Eight months ago, (I’ll call him Steve) and I began seeing each other. We weren’t together the whole time, but mostly we were together.
I knew that I loved him after being together a month. I guess I should have suspected something when we weren’t open about our relationship to anyone we knew. I ran a support group when we first started going out and used my then-current health problems as an excuse to not go so I could spend my weekends with him.
After about a month and a half, the day after his birthday, he tells me that he’s not ready for a relationship and would like to be friends with benefits. I really wasn’t ok with this, but I said fine mostly because it was the best sex I’ve ever had.
Almost one month to the day, he tells me that he would like to start dating someone else. I was crushed. I felt that we had gotten back to that place we were a couple of months ago. Had I made it all up in my head? We had spent almost everyday together and were on the phone talking/texting all the time. The conversations we would have sometimes were even better than the sex.

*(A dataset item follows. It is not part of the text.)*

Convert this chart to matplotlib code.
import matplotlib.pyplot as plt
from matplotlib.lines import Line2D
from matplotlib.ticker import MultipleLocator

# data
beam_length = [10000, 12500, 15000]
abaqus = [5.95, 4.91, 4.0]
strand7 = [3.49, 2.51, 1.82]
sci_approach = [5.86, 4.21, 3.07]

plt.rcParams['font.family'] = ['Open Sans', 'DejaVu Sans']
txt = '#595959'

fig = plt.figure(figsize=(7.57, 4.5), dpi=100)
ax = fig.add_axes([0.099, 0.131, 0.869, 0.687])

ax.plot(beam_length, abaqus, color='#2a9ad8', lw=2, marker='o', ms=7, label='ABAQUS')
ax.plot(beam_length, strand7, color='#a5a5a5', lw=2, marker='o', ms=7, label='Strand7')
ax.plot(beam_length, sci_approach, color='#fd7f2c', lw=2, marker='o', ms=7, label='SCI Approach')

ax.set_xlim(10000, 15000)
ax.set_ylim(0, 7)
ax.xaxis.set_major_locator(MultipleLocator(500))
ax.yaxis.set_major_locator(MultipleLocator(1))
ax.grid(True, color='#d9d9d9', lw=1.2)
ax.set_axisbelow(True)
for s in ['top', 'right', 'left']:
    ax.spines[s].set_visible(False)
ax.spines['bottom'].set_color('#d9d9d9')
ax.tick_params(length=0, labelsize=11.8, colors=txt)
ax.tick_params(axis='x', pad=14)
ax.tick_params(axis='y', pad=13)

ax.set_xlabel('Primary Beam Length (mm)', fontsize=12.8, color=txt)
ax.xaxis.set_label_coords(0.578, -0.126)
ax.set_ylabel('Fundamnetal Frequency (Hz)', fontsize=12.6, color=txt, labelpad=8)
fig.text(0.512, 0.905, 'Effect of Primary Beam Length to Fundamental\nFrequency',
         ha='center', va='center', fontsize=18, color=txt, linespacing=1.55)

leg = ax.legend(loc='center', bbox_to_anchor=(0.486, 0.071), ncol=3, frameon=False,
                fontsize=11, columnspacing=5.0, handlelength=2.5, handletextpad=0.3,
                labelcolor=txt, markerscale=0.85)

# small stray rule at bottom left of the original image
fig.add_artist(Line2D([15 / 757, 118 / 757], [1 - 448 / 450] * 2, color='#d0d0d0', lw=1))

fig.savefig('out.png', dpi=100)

So he began dating someone else and I tried my best to be a good friend to him. I never had the “why” conversation as to why our relationship ended. I never asked him why he told me he had too many issues to work out to be in a relationship with me and yet he could attempt a relationship with someone else. I never talked about my pain with anyone except my therapist. Worst of all, I never said anything when he was holding that someone else’s hand at my birthday party.

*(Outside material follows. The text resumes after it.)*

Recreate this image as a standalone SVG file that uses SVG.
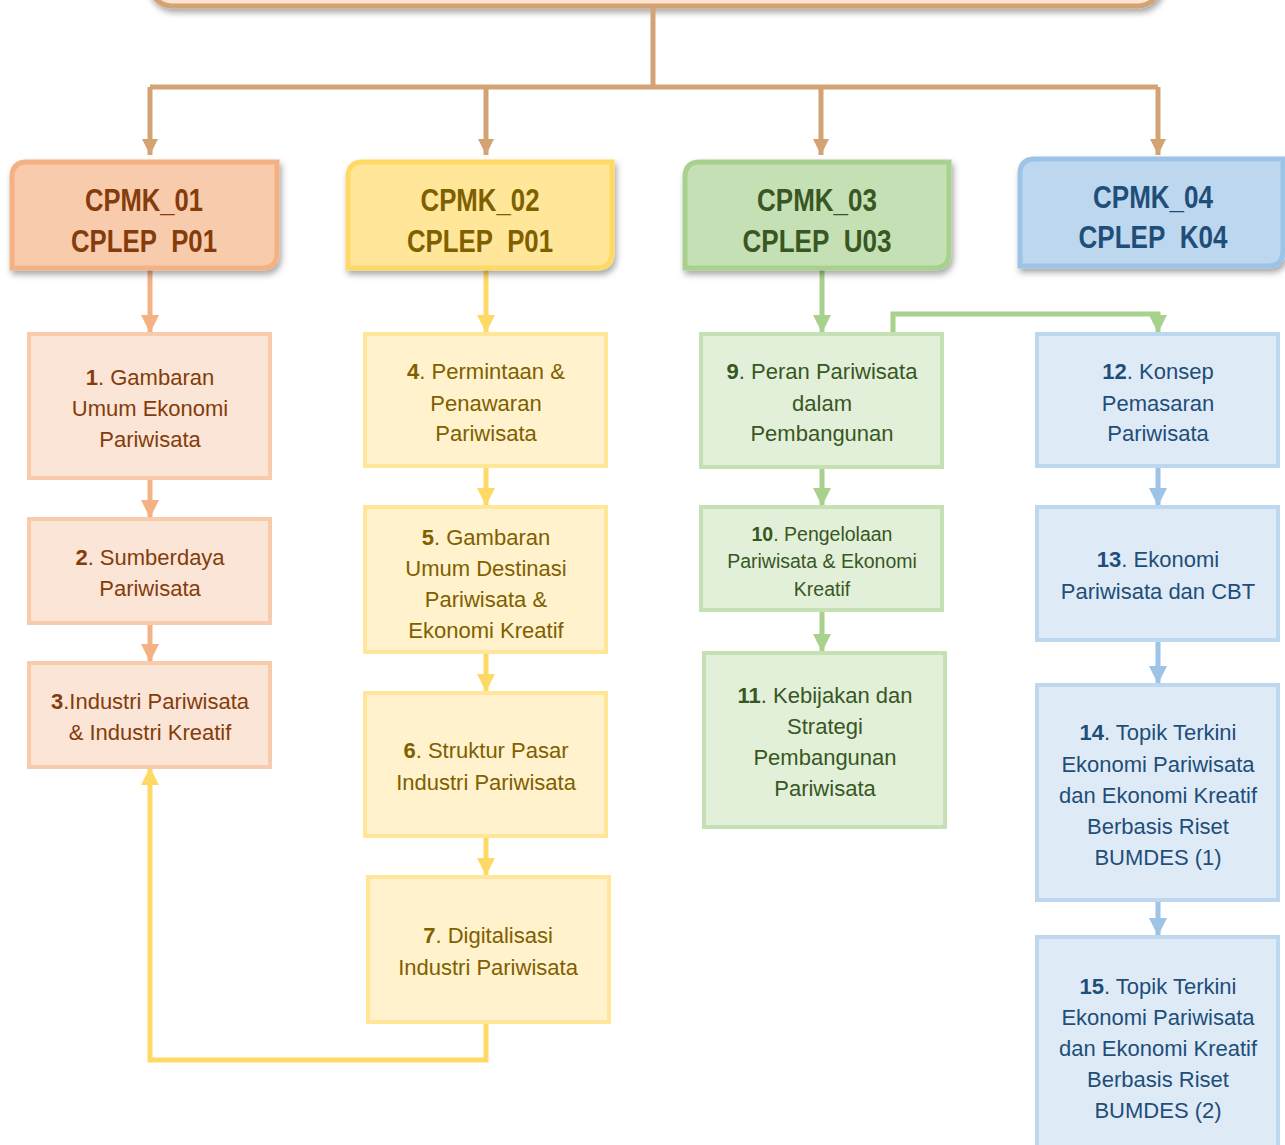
<svg xmlns="http://www.w3.org/2000/svg" width="1285" height="1145" viewBox="0 0 1285 1145">
<defs>
<filter id="sh" x="-10%" y="-20%" width="120%" height="150%">
<feDropShadow dx="2" dy="4" stdDeviation="3" flood-color="#000" flood-opacity="0.35"/>
</filter>
<marker id="aT" viewBox="0 0 16 16" markerWidth="16" markerHeight="16" refX="16" refY="8" orient="auto" markerUnits="userSpaceOnUse"><path d="M0,0 L16,8 L0,16 Z" fill="#d4a373"/></marker>
<marker id="aO" viewBox="0 0 16 16" markerWidth="18" markerHeight="18" refX="16" refY="8" orient="auto" markerUnits="userSpaceOnUse"><path d="M0,0 L16,8 L0,16 Z" fill="#f4b183"/></marker>
<marker id="aY" viewBox="0 0 16 16" markerWidth="18" markerHeight="18" refX="16" refY="8" orient="auto" markerUnits="userSpaceOnUse"><path d="M0,0 L16,8 L0,16 Z" fill="#ffd966"/></marker>
<marker id="aG" viewBox="0 0 16 16" markerWidth="18" markerHeight="18" refX="16" refY="8" orient="auto" markerUnits="userSpaceOnUse"><path d="M0,0 L16,8 L0,16 Z" fill="#a9d18e"/></marker>
<marker id="aB" viewBox="0 0 16 16" markerWidth="18" markerHeight="18" refX="16" refY="8" orient="auto" markerUnits="userSpaceOnUse"><path d="M0,0 L16,8 L0,16 Z" fill="#9dc3e6"/></marker>
</defs>
<style>
text{font-family:"Liberation Sans",Arial,sans-serif;text-anchor:middle}
.h{font-size:31px;font-weight:bold}
.b{font-size:22px}
.s{font-size:19.5px}
.n{font-weight:bold}
.c1{fill:#843c0c}.c2{fill:#7f6000}.c3{fill:#385723}.c4{fill:#1f4e79}
.hb{stroke-width:5;filter:url(#sh)}
.bx{stroke-width:4}
.o{fill:#fbe5d6;stroke:#f8cbad}
.y{fill:#fff2cc;stroke:#ffe699}
.g{fill:#e2f0d9;stroke:#c5e0b4}
.u{fill:#deebf7;stroke:#bdd7ee}
.ln{fill:none;stroke-width:5}
</style>

<g id="top">
<rect x="150" y="-60" width="1010" height="66" rx="22" fill="#fce4d0" stroke="#d4a373" stroke-width="5" filter="url(#sh)"/>
</g>

<g id="connectors">
<path class="ln" d="M653,8 V87" stroke="#d4a373" stroke-width="4"/>
<path class="ln" d="M150,87 H1158" stroke="#d4a373" stroke-width="5"/>
<path class="ln" d="M150,87 V155" stroke="#d4a373" stroke-width="3.5" marker-end="url(#aT)"/>
<path class="ln" d="M486,87 V155" stroke="#d4a373" stroke-width="3.5" marker-end="url(#aT)"/>
<path class="ln" d="M821,87 V155" stroke="#d4a373" stroke-width="3.5" marker-end="url(#aT)"/>
<path class="ln" d="M1158,87 V155" stroke="#d4a373" stroke-width="3.5" marker-end="url(#aT)"/>

<path class="ln" d="M150,270 V333" stroke="#f4b183" marker-end="url(#aO)"/>
<path class="ln" d="M150,478 V518" stroke="#f4b183" marker-end="url(#aO)"/>
<path class="ln" d="M150,623 V662" stroke="#f4b183" marker-end="url(#aO)"/>

<path class="ln" d="M486,270 V333" stroke="#ffd966" marker-end="url(#aY)"/>
<path class="ln" d="M486,466 V506" stroke="#ffd966" marker-end="url(#aY)"/>
<path class="ln" d="M486,652 V692" stroke="#ffd966" marker-end="url(#aY)"/>
<path class="ln" d="M486,836 V876" stroke="#ffd966" marker-end="url(#aY)"/>
<path class="ln" d="M486,1022 V1060 H150 V767" stroke="#ffd966" marker-end="url(#aY)"/>

<path class="ln" d="M822,270 V333" stroke="#a9d18e" marker-end="url(#aG)"/>
<path class="ln" d="M822,467 V506" stroke="#a9d18e" marker-end="url(#aG)"/>
<path class="ln" d="M822,610 V652" stroke="#a9d18e" marker-end="url(#aG)"/>
<path class="ln" d="M893,333 V314 H1158 V333" stroke="#a9d18e" marker-end="url(#aG)"/>

<path class="ln" d="M1158,466 V506" stroke="#9dc3e6" marker-end="url(#aB)"/>
<path class="ln" d="M1158,640 V684" stroke="#9dc3e6" marker-end="url(#aB)"/>
<path class="ln" d="M1158,900 V936" stroke="#9dc3e6" marker-end="url(#aB)"/>
</g>

<g id="cpmk01">
<path class="hb" d="M12,177 Q12,162 27,162 H277 V253 Q277,268 262,268 H12 Z" fill="#f8cbad" stroke="#f4b183"/>
<text class="h c1" x="144" y="211" textLength="118" lengthAdjust="spacingAndGlyphs">CPMK_01</text>
<text class="h c1" x="144" y="252" textLength="146" lengthAdjust="spacingAndGlyphs">CPLEP&#160; P01</text>
</g>
<g id="cpmk02">
<path class="hb" d="M348,177 Q348,162 363,162 H612 V253 Q612,268 597,268 H348 Z" fill="#ffe699" stroke="#ffd966"/>
<text class="h c2" x="480" y="211" textLength="119" lengthAdjust="spacingAndGlyphs">CPMK_02</text>
<text class="h c2" x="480" y="252" textLength="146" lengthAdjust="spacingAndGlyphs">CPLEP&#160; P01</text>
</g>
<g id="cpmk03">
<path class="hb" d="M685,177 Q685,162 700,162 H949 V253 Q949,268 934,268 H685 Z" fill="#c5e0b4" stroke="#a9d18e"/>
<text class="h c3" x="817" y="211" textLength="120" lengthAdjust="spacingAndGlyphs">CPMK_03</text>
<text class="h c3" x="817" y="252" textLength="149" lengthAdjust="spacingAndGlyphs">CPLEP&#160; U03</text>
</g>
<g id="cpmk04">
<path class="hb" d="M1020,174 Q1020,159 1035,159 H1283 V251 Q1283,266 1268,266 H1020 Z" fill="#bdd7ee" stroke="#9dc3e6"/>
<text class="h c4" x="1153" y="208" textLength="120" lengthAdjust="spacingAndGlyphs">CPMK_04</text>
<text class="h c4" x="1153" y="248" textLength="149" lengthAdjust="spacingAndGlyphs">CPLEP&#160; K04</text>
</g>

<g id="n1"><rect class="bx o" x="29" y="334" width="241" height="144"/>
<text class="b c1" x="150" y="385"><tspan class="n">1</tspan>. Gambaran</text>
<text class="b c1" x="150" y="416">Umum Ekonomi</text>
<text class="b c1" x="150" y="447">Pariwisata</text></g>
<g id="n2"><rect class="bx o" x="29" y="519" width="241" height="104"/>
<text class="b c1" x="150" y="565"><tspan class="n">2</tspan>. Sumberdaya</text>
<text class="b c1" x="150" y="596">Pariwisata</text></g>
<g id="n3"><rect class="bx o" x="29" y="663" width="241" height="104"/>
<text class="b c1" x="150" y="709"><tspan class="n">3</tspan>.Industri Pariwisata</text>
<text class="b c1" x="150" y="740">&amp; Industri Kreatif</text></g>

<g id="n4"><rect class="bx y" x="365" y="334" width="241" height="132"/>
<text class="b c2" x="486" y="379"><tspan class="n">4</tspan>. Permintaan &amp;</text>
<text class="b c2" x="486" y="411">Penawaran</text>
<text class="b c2" x="486" y="441">Pariwisata</text></g>
<g id="n5"><rect class="bx y" x="365" y="507" width="241" height="145"/>
<text class="b c2" x="486" y="545"><tspan class="n">5</tspan>. Gambaran</text>
<text class="b c2" x="486" y="576">Umum Destinasi</text>
<text class="b c2" x="486" y="607">Pariwisata &amp;</text>
<text class="b c2" x="486" y="638">Ekonomi Kreatif</text></g>
<g id="n6"><rect class="bx y" x="365" y="693" width="241" height="143"/>
<text class="b c2" x="486" y="758"><tspan class="n">6</tspan>. Struktur Pasar</text>
<text class="b c2" x="486" y="790">Industri Pariwisata</text></g>
<g id="n7"><rect class="bx y" x="368" y="877" width="241" height="145"/>
<text class="b c2" x="488" y="943"><tspan class="n">7</tspan>. Digitalisasi</text>
<text class="b c2" x="488" y="975">Industri Pariwisata</text></g>

<g id="n9"><rect class="bx g" x="701" y="334" width="241" height="133"/>
<text class="b c3" x="822" y="379"><tspan class="n">9</tspan>. Peran Pariwisata</text>
<text class="b c3" x="822" y="411">dalam</text>
<text class="b c3" x="822" y="441">Pembangunan</text></g>
<g id="n10"><rect class="bx g" x="701" y="507" width="241" height="103"/>
<text class="s c3" x="822" y="541"><tspan class="n">10</tspan>. Pengelolaan</text>
<text class="s c3" x="822" y="568">Pariwisata &amp; Ekonomi</text>
<text class="s c3" x="822" y="596">Kreatif</text></g>
<g id="n11"><rect class="bx g" x="704" y="653" width="241" height="174"/>
<text class="b c3" x="825" y="703"><tspan class="n">11</tspan>. Kebijakan dan</text>
<text class="b c3" x="825" y="734">Strategi</text>
<text class="b c3" x="825" y="765">Pembangunan</text>
<text class="b c3" x="825" y="796">Pariwisata</text></g>

<g id="n12"><rect class="bx u" x="1037" y="334" width="241" height="132"/>
<text class="b c4" x="1158" y="379"><tspan class="n">12</tspan>. Konsep</text>
<text class="b c4" x="1158" y="411">Pemasaran</text>
<text class="b c4" x="1158" y="441">Pariwisata</text></g>
<g id="n13"><rect class="bx u" x="1037" y="507" width="241" height="133"/>
<text class="b c4" x="1158" y="567"><tspan class="n">13</tspan>. Ekonomi</text>
<text class="b c4" x="1158" y="599">Pariwisata dan CBT</text></g>
<g id="n14"><rect class="bx u" x="1037" y="685" width="241" height="215"/>
<text class="b c4" x="1158" y="740"><tspan class="n">14</tspan>. Topik Terkini</text>
<text class="b c4" x="1158" y="772">Ekonomi Pariwisata</text>
<text class="b c4" x="1158" y="803">dan Ekonomi Kreatif</text>
<text class="b c4" x="1158" y="834">Berbasis Riset</text>
<text class="b c4" x="1158" y="865">BUMDES (1)</text></g>
<g id="n15"><rect class="bx u" x="1037" y="937" width="241" height="220"/>
<text class="b c4" x="1158" y="994"><tspan class="n">15</tspan>. Topik Terkini</text>
<text class="b c4" x="1158" y="1025">Ekonomi Pariwisata</text>
<text class="b c4" x="1158" y="1056">dan Ekonomi Kreatif</text>
<text class="b c4" x="1158" y="1087">Berbasis Riset</text>
<text class="b c4" x="1158" y="1118">BUMDES (2)</text></g>
</svg>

The end of that first month he was dating someone else, we had sex. I felt awful that I had been the “other woman” for the second time. During that month we weren’t friends with benefits, we still saw each other a lot and were on the phone constantly. The only aspect of our relationship that changed for that short time was that we weren’t having sex.

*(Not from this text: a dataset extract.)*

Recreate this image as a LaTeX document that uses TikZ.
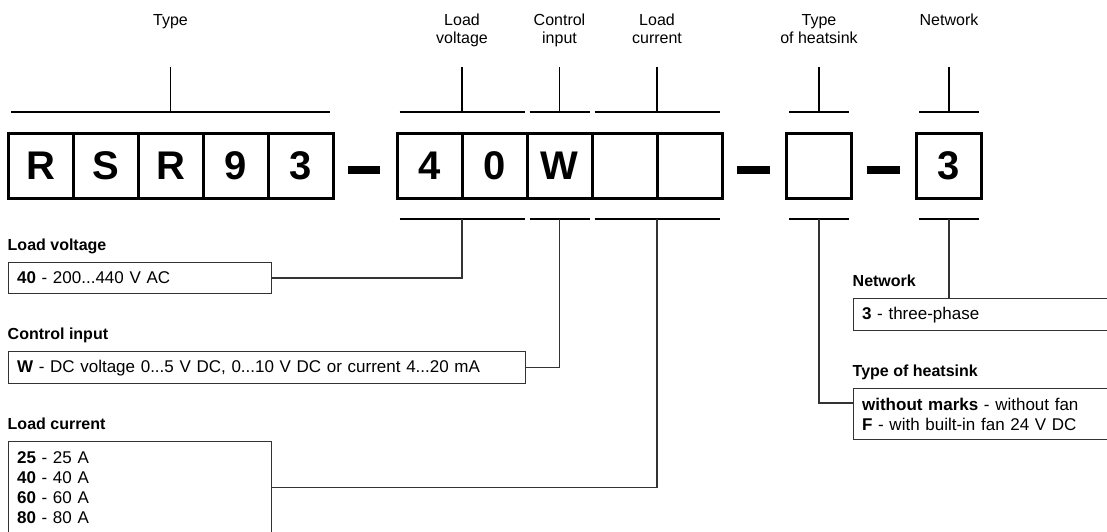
\documentclass[tikz,border=0pt]{standalone}
\usepackage{fontspec}
\setmainfont{Liberation Sans}
\usepackage{tikz}
\usetikzlibrary{calc,positioning}
\tikzset{
    bar/.style={draw, line width=2pt},
    tick/.style={draw, line width=1.6pt},
    lead/.style={draw=black!80, line width=1.3pt},
    minus/.style={draw, line width=8pt, shorten <=15pt, shorten >=17pt},
    font={\fontsize{16pt}{18pt}\selectfont},
}

\begin{document}
\begin{tikzpicture}
[
    x=1pt, y=-1pt,
    digit/.style={shape=rectangle, draw, line width=3pt, minimum size=65pt, inner sep=0pt, outer sep=0pt,
        font={\fontsize{40pt}{40pt}\selectfont\bfseries}},
    infobox/.style={shape=rectangle, draw=black!80, line width=1.2pt, anchor=north west, inner xsep=9pt,
        align=left, font={\fontsize{17pt}{19.7pt}\selectfont}},
    heading/.style={anchor=base west, inner sep=0pt, font={\fontsize{16pt}{18pt}\selectfont\bfseries}},
    caption/.style={anchor=north, align=center, inner sep=0pt},
]
\useasboundingbox (0,0) rectangle (1107,531);
\clip (0,0) rectangle (1107,531);

% code boxes
\node[digit] (r1) at (40.5,165.5) {R};
\node[digit, right=0pt of r1] (s1) {S};
\node[digit, right=0pt of s1] (r2) {R};
\node[digit, right=0pt of r2] (n9) {9};
\node[digit, right=0pt of n9] (n3) {3};
\node[digit] (v1) at (429.5,165.5) {4};
\node[digit, right=0pt of v1] (v2) {0};
\node[digit, right=0pt of v2] (w) {W};
\node[digit, right=0pt of w] (i1) {};
\node[digit, right=0pt of i1] (i2) {};
\node[digit] (hs) at (819,165.5) {};
\node[digit] (nw) at (949,165.5) {3};

\draw[minus] ([yshift=-4.5pt]n3.east) -- ([yshift=-4.5pt]v1.west);
\draw[minus] ([yshift=-4.5pt]i2.east) -- ([yshift=-4.5pt]hs.west);
\draw[minus] ([yshift=-4.5pt]hs.east) -- ([yshift=-4.5pt]nw.west);

% brackets above
\draw[bar] ([xshift=3pt,yshift=21pt]r1.north west) coordinate (tyL) -- ([xshift=-3pt,yshift=21pt]n3.north east) coordinate (tyR);
\draw[bar] ([xshift=2.5pt,yshift=21pt]v1.north west) coordinate (lvL) -- ([xshift=-2.5pt,yshift=21pt]v2.north east) coordinate (lvR);
\draw[bar] ([xshift=2.5pt,yshift=21pt]w.north west) coordinate (ciL) -- ([xshift=-2.5pt,yshift=21pt]w.north east) coordinate (ciR);
\draw[bar] ([xshift=2.5pt,yshift=21pt]i1.north west) coordinate (lcL) -- ([xshift=-2.5pt,yshift=21pt]i2.north east) coordinate (lcR);
\draw[bar] ([xshift=2.5pt,yshift=21pt]hs.north west) coordinate (tkL) -- ([xshift=-2.5pt,yshift=21pt]hs.north east) coordinate (tkR);
\draw[bar] ([xshift=2.5pt,yshift=21pt]nw.north west) coordinate (ntL) -- ([xshift=-2.5pt,yshift=21pt]nw.north east) coordinate (ntR);

\coordinate (tyM) at ($(tyL)!0.5!(tyR)$);
\coordinate (lvM) at ($(lvL)!0.5!(lvR)$);
\coordinate (ciM) at ($(ciL)!0.5!(ciR)$);
\coordinate (lcM) at ($(lcL)!0.5!(lcR)$);
\coordinate (tkM) at ($(tkL)!0.5!(tkR)$);
\coordinate (ntM) at ($(ntL)!0.5!(ntR)$);

\node[caption] (tyC) at (tyM |- 0,14) {Type};
\node[caption] (lvC) at (lvM |- 0,14) {Load\\voltage};
\node[caption] (ciC) at (ciM |- 0,14) {Control\\input};
\node[caption] (lcC) at (lcM |- 0,14) {Load\\current};
\node[caption] (tkC) at (tkM |- 0,14) {Type\\of heatsink};
\node[caption] (ntC) at (ntM |- 0,14) {Network};

\draw[tick] (tyM |- 0,67) -- (tyM);
\draw[tick] (lvM |- 0,67) -- (lvM);
\draw[tick] (ciM |- 0,67) -- (ciM);
\draw[tick] (lcM |- 0,67) -- (lcM);
\draw[tick] (tkM |- 0,67) -- (tkM);
\draw[tick] (ntM |- 0,67) -- (ntM);

% brackets below
\draw[bar] ([xshift=2.5pt,yshift=-21pt]v1.south west) coordinate (lvBL) -- ([xshift=-2.5pt,yshift=-21pt]v2.south east) coordinate (lvBR);
\draw[bar] ([xshift=2.5pt,yshift=-21pt]w.south west) coordinate (ciBL) -- ([xshift=-2.5pt,yshift=-21pt]w.south east) coordinate (ciBR);
\draw[bar] ([xshift=2.5pt,yshift=-21pt]i1.south west) coordinate (lcBL) -- ([xshift=-2.5pt,yshift=-21pt]i2.south east) coordinate (lcBR);
\draw[bar] ([xshift=2.5pt,yshift=-21pt]hs.south west) coordinate (tkBL) -- ([xshift=-2.5pt,yshift=-21pt]hs.south east) coordinate (tkBR);
\draw[bar] ([xshift=2.5pt,yshift=-21pt]nw.south west) coordinate (ntBL) -- ([xshift=-2.5pt,yshift=-21pt]nw.south east) coordinate (ntBR);

\coordinate (lvB) at ($(lvBL)!0.5!(lvBR)$);
\coordinate (ciB) at ($(ciBL)!0.5!(ciBR)$);
\coordinate (lcB) at ($(lcBL)!0.5!(lcBR)$);
\coordinate (tkB) at ($(tkBL)!0.5!(tkBR)$);
\coordinate (ntB) at ($(ntBL)!0.5!(ntBR)$);

% explanations
\node[infobox, minimum height=31pt, text width=245pt] (lvbox) at (7.5,262) {\textbf{40} - 200...440 V AC};
\node[infobox, minimum height=32pt, text width=499pt] (cibox) at (7.5,351) {\textbf{W} - DC voltage 0...5 V DC, 0...10 V DC or current 4...20 mA};
\node[infobox, minimum height=92pt, text width=245pt] (lcbox) at (7.5,441) {\textbf{25} - 25 A\\\textbf{40} - 40 A\\\textbf{60} - 60 A\\\textbf{80} - 80 A};
\node[infobox, minimum height=32pt, text width=246pt] (ntbox) at (852.5,298) {\textbf{3} - three-phase};
\node[infobox, minimum height=51pt, text width=246pt] (tkbox) at (852.5,388) {\textbf{without marks} - without fan\\\textbf{F} - with built-in fan 24 V DC};

\node[heading] (lvT) at ([yshift=11.5pt]lvbox.north west) {Load voltage};
\node[heading] (ciT) at ([yshift=11.5pt]cibox.north west) {Control input};
\node[heading] (lcT) at ([yshift=11.5pt]lcbox.north west) {Load current};
\node[heading] (ntT) at ([yshift=11.5pt]ntbox.north west) {Network};
\node[heading] (tkT) at ([yshift=11.5pt]tkbox.north west) {Type of heatsink};

\coordinate (tkIn) at ([yshift=-15pt]tkbox.north west);
\draw[lead] (lvB) |- (lvbox.east);
\draw[lead] (ciB) |- (cibox.east);
\draw[lead] (lcB) |- (lcbox.east);
\draw[lead] (tkB) |- (tkIn);
\draw[lead] (ntB) -- (ntB |- ntbox.north);
\end{tikzpicture}
\end{document}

Steve didn’t officially breakup with his someone else until the middle of the next month just after I had my gallbladder surgery. From then on until the holidays were over (November and December), we had gone back to dating without telling anyone. Toward the end of December, he looked at me as I was making dinner and said, “It feels like we’re dating, doesn’t it?” I said yes, but I was taken aback because I thought we had already established that.
In the beginning of January, he came right out and asked me to be his girlfriend. I wanted to shout from the rooftop that we were together! Finally, we began telling our friends that we were dating. One day he looked me in the eye and asked me to move in with him. Not too long after that he asked me to move back East with him.
We were at the point where we were almost living together in his small apartment and then it happened. On the first of February, he dumped me in the car while we were going to buy plastic to cover this apartment windows. He started by saying that he thought we were moving too fast which then turned into him having issues to work on. Even though I knew all about him having issues, I wanted it to work out anyway. Soon the issues were so great that he couldn’t be with anyone. As he was crying, telling me that he didn’t mean to hurt me, I was parking the car at the store. I couldn’t believe that he was doing this to me again. I also couldn’t believe that I had been dumped giving my boyfriend a ride to the store so that he wouldn’t freeze to death.
The next day I just cried. I couldn’t be mad at him for hurting me because I was too mad at myself for letting it happen yet again.
The few days that followed, I was finally mad at him and not at myself any longer. Those happened to be days when I had to see him. I hated how angry I felt and how I couldn’t stand the sight of him.
On the third day of being angry, I couldn’t stand it anymore and finally made him tell me why he had broken up with me. I felt as though my heart had been shot out of my chest with a 12-gauge shotgun when he told me why. The man that I loved with every fiber of my being, the man who told me he loved me and asked my to move with him, told me that he loved me but that he wasn’t attracted to me. I suspected that there was more, but I was too stunned to ask what the more was.
Since that day, we’ve had sex a couple of times, but I suspect that he’s already seeing someone else. I ask myself why I put up with this, and I know what it is. I love him. I know that for now I’m fooling myself into believing that it will work out as an attempt to cope. I’ve seen him just about everyday since we had that conversation and I find that I get so flustered that I feel I have to tell him that he’s an asshole at least once when I see him. I hear myself tell him that he’s an asshole, but I can’t stop myself.
What will happen next, I don’t know. I feel deep within that I won’t take this forever, but finding the courage to emotionally separate myself from him has been really hard.